On a trip to France years ago, Ray Ciccolo '59 found himself stuck in a small town on a rainy day without his wallet, passport, money—or his umbrella. With no ID and only the clothes on his back, Ciccolo couldn’t get help from a bank or American Express office. Since he didn’t speak French, he was handicapped finding assistance elsewhere.

Ciccolo is not someone who lacks resourcefulness. He’s the owner and CEO of the Village Automotive Group, which includes the largest Volvo, Saab, Cadillac, and Hummer dealerships in New England. He also runs Ciccolo Property Trusts, a real estate development company in the Greater Boston area. His entire life stands out as a record of achievement through hard work and self-reliance.

But that day in France, he was just a stranded tourist without options—until a stranger overheard Ciccolo’s story and, guiding him to an ATM, handed him enough money to make it through the day. “Through his broken English he said, ‘The same thing happened to me in Italy, and an American gave me money,’” Ciccolo recounts. “And here he was giving it back many years later.”

The gesture echoed advice Ciccolo got from his father that he has tried to follow in life and business: always treat others as you would like to be treated. It’s the same generous spirit that inspired Ciccolo to establish a Centennial Scholarship at Suffolk this fall. His remarkable $100,000 gift honors Suffolk’s past through a named scholarship that will provide critical financial aid to its future students.

For a man who worked and paid his own way through college, the Centennial Scholarship is a perfect way to give back. “I had the most menial jobs anybody could have,” he says. “I worked at the Ritz-Carlton as a bottle breaker.
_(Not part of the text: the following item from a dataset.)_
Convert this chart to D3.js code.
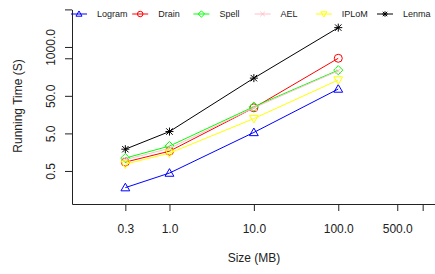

All I did was break glass whiskey bottles into a big barrel.”

While other students did their homework and got a good night’s sleep, Ciccolo returned home late at night exhausted from his job as a human trash compactor, covered in glass and smelling of liquor. Keeping up in school was a challenge, to say the least—and he hopes his gift will enable someone like him to make it through college. “My experience taught me to see the positives in the kids whose circumstances are different,” Ciccolo said.

Ciccolo didn’t let his circumstances hold him back. After Suffolk, he sold a stake in a laundromat to purchase a failing Newton car dealership that he transformed over the next five decades into a New England leader. Today, his business is known for both its cars and its strong family values.

And now, after working hard to get through school, Ciccolo finds that success at work has led him back to Suffolk. In addition to endowing the scholarship, he’s a member of the University’s new Board of Visitors, and he recently presented a case study on Village Automotive Group to a class at the Sawyer Business School. “That’s a lot of fun,” he says.

In 2007, Village Automotive’s Volvo and Saab businesses are each celebrating their 50th birthdays. Naturally, philanthropy features prominently in Ciccolo’s plans to commemorate the twin milestones, including a new program that will encourage teens to work hard in high school by offering them a chance to win a car.

“It’s a great way to go through life,” Ciccolo says of giving back. “No matter what happens to you, you’ll always be happy.”